Towards high temperature holographic superconductors (2212.06231v3)

Abstract: We explore a holographic superconductor model in which a real scalar field is non-minimally coupled to a gauge field. We consider several types of the non-minimal coupling function h($\psi$) including exponential, hyperbolic (cosh), power-law and fractional forms. We investigate the influences of the non-minimal coupling parameter $\alpha$ on condensation, critical temperature and conductivity. We can categorize our results in two groups. In the first group, conductor/superconductor phase transition is easier to occur for larger values of $\alpha$, while in the second group stronger effects of the non-minimal coupling makes the formation of scalar hair harder. Although the real and imaginary parts of conductivity are impressed by different forms of h($\psi$), they follow some universal behaviors such as connecting with each other through Kramers-Kronig relation in low frequency regime or the appearance of gap frequency at low temperatures. We find the best form of forms of non-minimal coupling function that gives us better information in wide range of non-minimal coupling constant and temperature.

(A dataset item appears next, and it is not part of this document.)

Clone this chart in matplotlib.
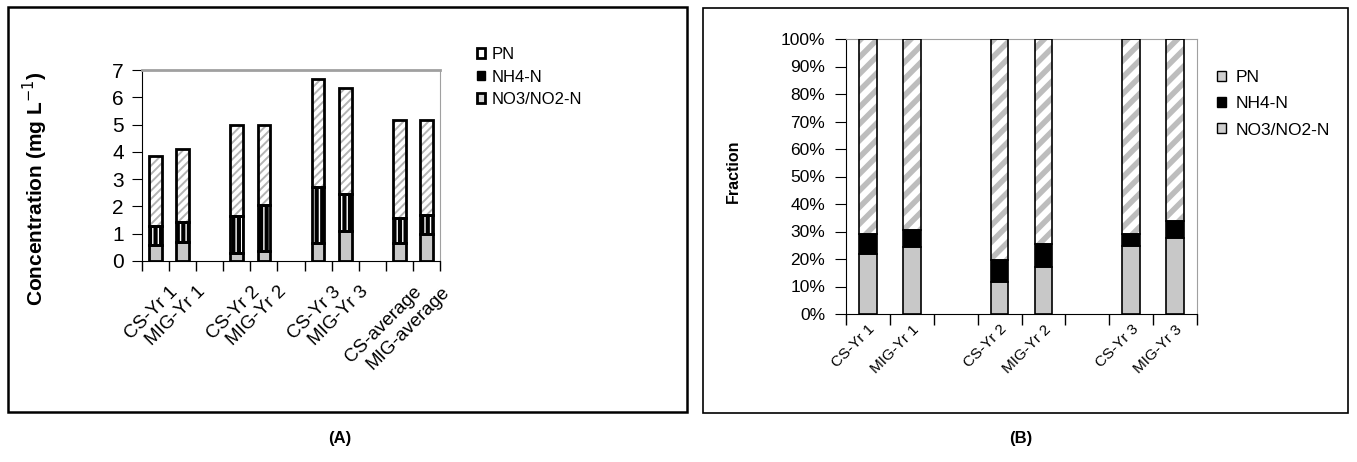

Choosing the best form of h($\psi$), we construct a family of solutions for holographic conductor/superconductor phase transitions to discover the effect of the hyperscaling violation when the gauge and scalar fields are non-minimally coupled. we find that the critical temperature increases for higher effects of hyperscaling violation $\theta$ and non-minimal coupling constant $\alpha$. By increasing these two parameters, we obtain lower values of condensation which means that conductor/superconductor phase transition will acquire easier. Furthermore, we understand that the hyperscaling violation affects the conductivity $\sigma$ of the holographic superconductors and changes the expected relation in the gap frequency. Some universal behaviors like infinite DC conductivity are observed.